PROBLEM DESCRIPTION:
Write out all the lines again, precisely as they stand, but without the images.

..........

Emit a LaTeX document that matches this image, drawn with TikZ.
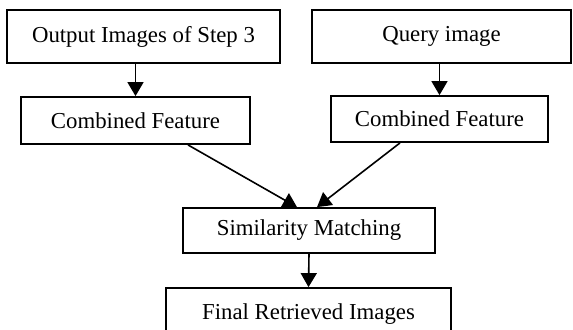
\documentclass[tikz,border=0pt]{standalone}
\usepackage{fontspec}
\setmainfont{Liberation Serif}
\usetikzlibrary{arrows.meta}
\begin{document}
\begin{tikzpicture}[x=0.5pt,y=-0.5pt,
    stepbox/.style={draw,line width=0.9pt,inner sep=0pt,align=center,
        font=\fontsize{11.4}{13}\selectfont},
    flow/.style={line width=0.8pt,-{Triangle[length=7pt,width=8pt]}}]
    % Marco
    \useasboundingbox (0,0) rectangle (573,329);
    % Cajas
    \node[stepbox,minimum width=136.5pt,minimum height=26.5pt] (out) at (143.5,36.5) {Output Images of Step 3};
    \node[stepbox,minimum width=129.5pt,minimum height=26.5pt] (query) at (441.5,36.5) {Query image};
    \node[stepbox,minimum width=114.5pt,minimum height=23.5pt] (featL) at (135.5,120.5) {Combined Feature};
    \node[stepbox,minimum width=108.5pt,minimum height=23pt] (featR) at (439.5,119) {Combined Feature};
    \node[stepbox,minimum width=126pt,minimum height=22.5pt] (match) at (309,230.5) {Similarity Matching};
    \node[stepbox,minimum width=142.5pt,minimum height=26pt] (final) at (308.5,314) {Final Retrieved Images};
    % Flechas
    \draw[flow] (out.south -| featL.north) -- (featL.north);
    \draw[flow] (query.south -| featR.north) -- (featR.north);
    \draw[flow] ([xshift=26.25pt]featL.south) -- ([xshift=-6pt]match.north);
    \draw[flow] ([xshift=-19.75pt]featR.south) -- ([xshift=4pt]match.north);
    \draw[flow] (match.south) -- (final.north);
\end{tikzpicture}
\end{document}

..........

ANSWER BELOW:
Emit a LaTeX document that matches this image, drawn with TikZ.
\documentclass[tikz,border=0pt]{standalone}
\usepackage{fontspec}
\setmainfont{Liberation Serif}
\usetikzlibrary{arrows.meta}
\begin{document}
\begin{tikzpicture}[x=0.5pt,y=-0.5pt,
    stepbox/.style={draw,line width=0.9pt,inner sep=0pt,align=center,
        font=\fontsize{11.4}{13}\selectfont},
    flow/.style={line width=0.8pt,-{Triangle[length=7pt,width=8pt]}}]
    % Marco
    \useasboundingbox (0,0) rectangle (573,329);
    % Cajas
    \node[stepbox,minimum width=136.5pt,minimum height=26.5pt] (out) at (143.5,36.5) {Output Images of Step 3};
    \node[stepbox,minimum width=129.5pt,minimum height=26.5pt] (query) at (441.5,36.5) {Query image};
    \node[stepbox,minimum width=114.5pt,minimum height=23.5pt] (featL) at (135.5,120.5) {Combined Feature};
    \node[stepbox,minimum width=108.5pt,minimum height=23pt] (featR) at (439.5,119) {Combined Feature};
    \node[stepbox,minimum width=126pt,minimum height=22.5pt] (match) at (309,230.5) {Similarity Matching};
    \node[stepbox,minimum width=142.5pt,minimum height=26pt] (final) at (308.5,314) {Final Retrieved Images};
    % Flechas
    \draw[flow] (out.south -| featL.north) -- (featL.north);
    \draw[flow] (query.south -| featR.north) -- (featR.north);
    \draw[flow] ([xshift=26.25pt]featL.south) -- ([xshift=-6pt]match.north);
    \draw[flow] ([xshift=-19.75pt]featR.south) -- ([xshift=4pt]match.north);
    \draw[flow] (match.south) -- (final.north);
\end{tikzpicture}
\end{document}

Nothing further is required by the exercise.